Once again, the song is about uncertainty, but this time, the focus is on the idea of leaving your past in the past, which is what Greta is trying to do with Dave.

After this, everyone is elated that they are done, except Greta, because recording the album is what made her escape her troubles with Dave. She agrees to meet Dave, and she learns that he’s stolen Lost Stars and recorded it in a ‘radio’ style. This is when she finally snaps, because she’s reminded of what she really is to Dave, and how easily he’s willing to overlook her for himself. Despite this, he still asks her to come to his show that night, and she goes.


It’s interesting that this is the song that closes out the movie, because there is so much meaning to it. First, Dave actually sings the song how Greta intended it to be, and it’s visible on Greta’s face that this makes her happy. However, when Dave sees that he’s done his job in making her smile, he immediately reverts to his version of the song, and Greta leaves in tears.

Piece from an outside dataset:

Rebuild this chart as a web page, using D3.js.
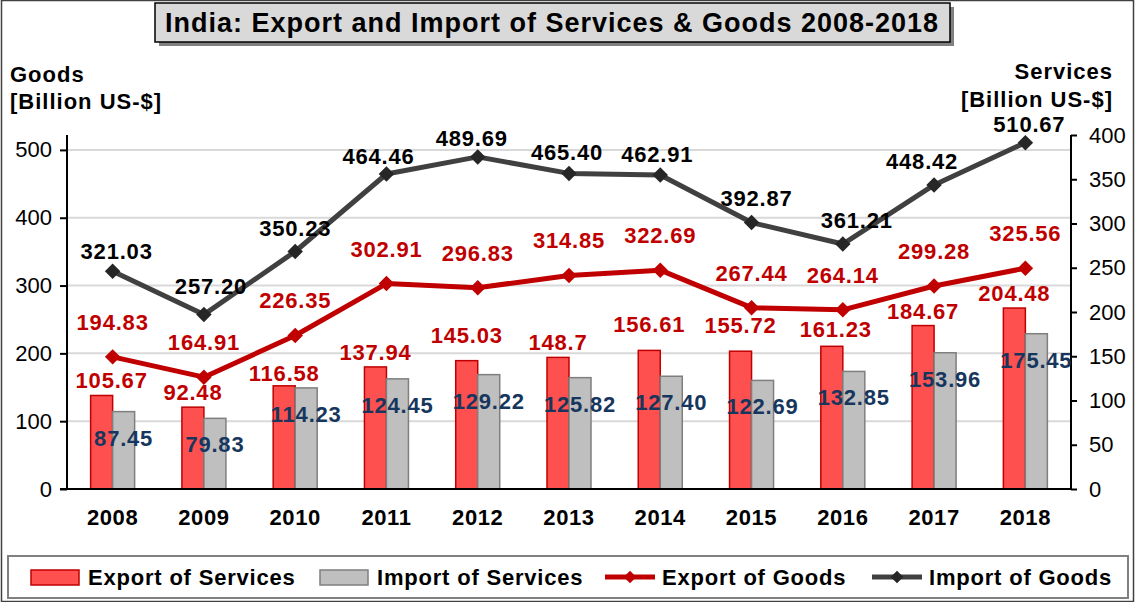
<!DOCTYPE html>
<html lang="en">
<head>
<meta charset="UTF-8">
<title>India: Export and Import of Services & Goods 2008-2018</title>
<script src="https://cdnjs.cloudflare.com/ajax/libs/d3/7.8.5/d3.min.js"></script>
<style>
body { margin: 0; background: #fff; }
svg { display: block; font-family: "Liberation Sans", Arial, sans-serif; }
.lbl { font-size: 22px; font-weight: bold; letter-spacing: 0.8px; text-anchor: middle; }
.tick-lbl { font-size: 22px; fill: #000; }
.year { font-size: 22px; font-weight: bold; letter-spacing: 0.6px; text-anchor: middle; }
.ax-title { font-size: 22px; font-weight: bold; letter-spacing: 1px; }
.leg { font-size: 22px; font-weight: bold; letter-spacing: 0.8px; }
</style>
</head>
<body>
<svg id="chart" width="1136" height="602"></svg>
<script>
var years = ['2008','2009','2010','2011','2012','2013','2014','2015','2016','2017','2018'];
var exportServices = [105.67, 92.48, 116.58, 137.94, 145.03, 148.7, 156.61, 155.72, 161.23, 184.67, 204.48];
var importServices = [87.45, 79.83, 114.23, 124.45, 129.22, 125.82, 127.40, 122.69, 132.85, 153.96, 175.45];
var exportGoods = [194.83, 164.91, 226.35, 302.91, 296.83, 314.85, 322.69, 267.44, 264.14, 299.28, 325.56];
var importGoods = [321.03, 257.20, 350.23, 464.46, 489.69, 465.40, 462.91, 392.87, 361.21, 448.42, 510.67];
var goodsTicks = [0, 100, 200, 300, 400, 500];
var servicesTicks = [0, 50, 100, 150, 200, 250, 300, 350, 400];

// hand nudges for the labels (as placed in the original)
var esLabelDy = [0, 0, 2, 0, -11, 0, -11, -11, -2, 0, 0];
var esLabelDx = [10, 0, 0, 0, 0, 0, 0, 0, 4, 0, 0];
var igLabelDy = [1, -8, -2, 3, 2, 0, 0, -4, -3, -3, 2];
var igLabelDx = [4, 7, 0, -8, -6, -2, -3, 5, 14, -12, 4];

var svg = d3.select('#chart');
var plotTop = 135, plotBottom = 489, plotLeft = 67, plotRight = 1071;

var x = d3.scaleBand().domain(years).range([plotLeft, plotRight]).paddingInner(0);
var bw = x.bandwidth();
var cx = function(d){ return x(d) + bw / 2; };
var yG = d3.scaleLinear().domain([0, 522]).range([plotBottom, plotTop]);
var yS = d3.scaleLinear().domain([0, 400]).range([plotBottom, plotTop]);
var barW = 22;

// outer border
svg.append('rect').attr('x', 1.5).attr('y', 0.5).attr('width', 1132).attr('height', 601)
  .attr('fill', 'none').attr('stroke', '#404040').attr('stroke-width', 1.5);

// gridlines
svg.append('g').selectAll('line').data(goodsTicks.slice(1)).enter().append('line')
  .attr('x1', plotLeft).attr('x2', plotRight)
  .attr('y1', function(d){ return yG(d); }).attr('y2', function(d){ return yG(d); })
  .attr('stroke', '#d9d9d9').attr('stroke-width', 2);

// bars
var bars = svg.append('g');
bars.selectAll('rect.es').data(years).enter().append('rect')
  .attr('x', function(d){ return cx(d) - barW; })
  .attr('y', function(d, i){ return yS(exportServices[i]); })
  .attr('width', barW)
  .attr('height', function(d, i){ return plotBottom - yS(exportServices[i]); })
  .attr('fill', '#ff5050').attr('stroke', '#c00000').attr('stroke-width', 1.5);
bars.selectAll('rect.is').data(years).enter().append('rect')
  .attr('x', function(d){ return cx(d); })
  .attr('y', function(d, i){ return yS(importServices[i]); })
  .attr('width', barW)
  .attr('height', function(d, i){ return plotBottom - yS(importServices[i]); })
  .attr('fill', '#bfbfbf').attr('stroke', '#7f7f7f').attr('stroke-width', 1.5);

// axes
var gl = svg.append('g').attr('transform', 'translate(' + plotLeft + ',0)')
  .call(d3.axisLeft(yG).tickValues(goodsTicks).tickSize(7).tickPadding(8));
var gr = svg.append('g').attr('transform', 'translate(' + plotRight + ',0)')
  .call(d3.axisRight(yS).tickValues(servicesTicks).tickSize(6).tickPadding(12));
[gl, gr].forEach(function(g){
  g.attr('font-family', null).attr('font-size', null);
  g.select('.domain').attr('stroke', '#000').attr('stroke-width', 2)
   .attr('d', 'M0,' + plotTop + 'V' + plotBottom);
  g.selectAll('.tick line').attr('stroke', '#000').attr('stroke-width', 2);
  g.selectAll('.tick text').attr('class', 'tick-lbl');
});
svg.append('line').attr('x1', plotLeft - 7).attr('x2', plotRight)
  .attr('y1', plotBottom).attr('y2', plotBottom).attr('stroke', '#000').attr('stroke-width', 2);

// year labels
svg.append('g').selectAll('text').data(years).enter().append('text')
  .attr('class', 'year').attr('x', cx).attr('y', 525).text(function(d){ return d; });

// lines
function drawLine(vals, color, marker){
  var line = d3.line().x(function(d, i){ return cx(years[i]); }).y(function(d){ return yG(d); });
  svg.append('path').datum(vals).attr('d', line)
    .attr('fill', 'none').attr('stroke', color).attr('stroke-width', 5).attr('stroke-linejoin', 'round');
  svg.append('g').selectAll('path').data(vals).enter().append('path')
    .attr('d', d3.symbol().type(d3.symbolSquare).size(120))
    .attr('transform', function(d, i){ return 'translate(' + cx(years[i]) + ',' + yG(d) + ') rotate(45)'; })
    .attr('fill', marker);
}
drawLine(exportGoods, '#c00000', '#c00000');
drawLine(importGoods, '#404040', '#262626');

// data labels
var labels = svg.append('g');
labels.selectAll('text.es').data(exportServices).enter().append('text')
  .attr('class', 'lbl').attr('fill', '#c00000')
  .attr('x', function(d, i){ return cx(years[i]) - barW / 2 + esLabelDx[i]; })
  .attr('y', function(d, i){ return yS(d) - 7 + esLabelDy[i]; })
  .text(function(d){ return d; });
labels.selectAll('text.is').data(importServices).enter().append('text')
  .attr('class', 'lbl').attr('fill', '#17365d')
  .attr('x', function(d, i){ return cx(years[i]) + barW / 2; })
  .attr('y', function(d){ return yS(d) + 34; })
  .text(function(d){ return d.toFixed(2); });
labels.selectAll('text.eg').data(exportGoods).enter().append('text')
  .attr('class', 'lbl').attr('fill', '#c00000')
  .attr('x', function(d, i){ return cx(years[i]); })
  .attr('y', function(d){ return yG(d) - 27; })
  .text(function(d){ return d.toFixed(2); });
labels.selectAll('text.ig').data(importGoods).enter().append('text')
  .attr('class', 'lbl').attr('fill', '#000')
  .attr('x', function(d, i){ return cx(years[i]) + igLabelDx[i]; })
  .attr('y', function(d, i){ return yG(d) - 13 + igLabelDy[i]; })
  .text(function(d){ return d.toFixed(2); });

// axis titles
svg.append('text').attr('class', 'ax-title').attr('x', 10).attr('y', 82).text('Goods');
svg.append('text').attr('class', 'ax-title').attr('x', 10).attr('y', 109).text('[Billion US-$]');
svg.append('text').attr('class', 'ax-title').attr('x', 1113).attr('y', 79).attr('text-anchor', 'end').text('Services');
svg.append('text').attr('class', 'ax-title').attr('x', 1113).attr('y', 107).attr('text-anchor', 'end').text('[Billion US-$]');

// title
svg.append('rect').attr('x', 159).attr('y', 7).attr('width', 795).attr('height', 39).attr('fill', '#808080');
svg.append('rect').attr('x', 155).attr('y', 3).attr('width', 795).attr('height', 39)
  .attr('fill', '#d9d9d9').attr('stroke', '#000').attr('stroke-width', 1.5);
svg.append('text').attr('x', 552).attr('y', 32).attr('text-anchor', 'middle')
  .attr('font-size', 27).attr('font-weight', 'bold').attr('letter-spacing', 1)
  .text('India: Export and Import of Services & Goods 2008-2018');

// legend
svg.append('rect').attr('x', 8).attr('y', 556).attr('width', 1120).attr('height', 42)
  .attr('fill', '#fff').attr('stroke', '#808080').attr('stroke-width', 2);
var leg = [
  {name: 'Export of Services', type: 'bar', fill: '#ff5050', stroke: '#c00000', x: 31},
  {name: 'Import of Services', type: 'bar', fill: '#bfbfbf', stroke: '#7f7f7f', x: 320},
  {name: 'Export of Goods', type: 'line', fill: '#c00000', stroke: '#c00000', x: 605},
  {name: 'Import of Goods', type: 'line', fill: '#262626', stroke: '#404040', x: 872}
];
var lg = svg.append('g').selectAll('g').data(leg).enter().append('g')
  .attr('transform', function(d){ return 'translate(' + d.x + ',577)'; });
lg.filter(function(d){ return d.type === 'bar'; }).append('rect')
  .attr('x', 0).attr('y', -7).attr('width', 48).attr('height', 15)
  .attr('fill', function(d){ return d.fill; }).attr('stroke', function(d){ return d.stroke; }).attr('stroke-width', 1.5);
lg.filter(function(d){ return d.type === 'line'; }).append('line')
  .attr('x1', 0).attr('x2', 50).attr('y1', 0).attr('y2', 0)
  .attr('stroke', function(d){ return d.stroke; }).attr('stroke-width', 5);
lg.filter(function(d){ return d.type === 'line'; }).append('path')
  .attr('d', d3.symbol().type(d3.symbolSquare).size(80))
  .attr('transform', 'translate(25,0) rotate(45)')
  .attr('fill', function(d){ return d.fill; });
lg.append('text').attr('class', 'leg').attr('x', 57).attr('y', 8).text(function(d){ return d.name; });
</script>
</body>
</html>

As she rides away on her bicycle, it looks like she’s finally, really moved on, because by letting go of Lost Stars, a song from her past about her insecurities, she appears to have literally let go of her insecurities, and is looking up at a promising future. This indeed may be the case, as she immediately goes to publish her music online for only a dollar for the whole album, and proposes to Dan that they make more albums.

Begin Again is, in my opinion, despite many disagreeing with me, a beautiful film, that tells its story two ways. It’s about music, but also about so much more, and uses its music in a unique way. I’ve watched it five times, but I know there’s no cap on that number.

It isn’t, in any way, the greatest film ever. I just love it.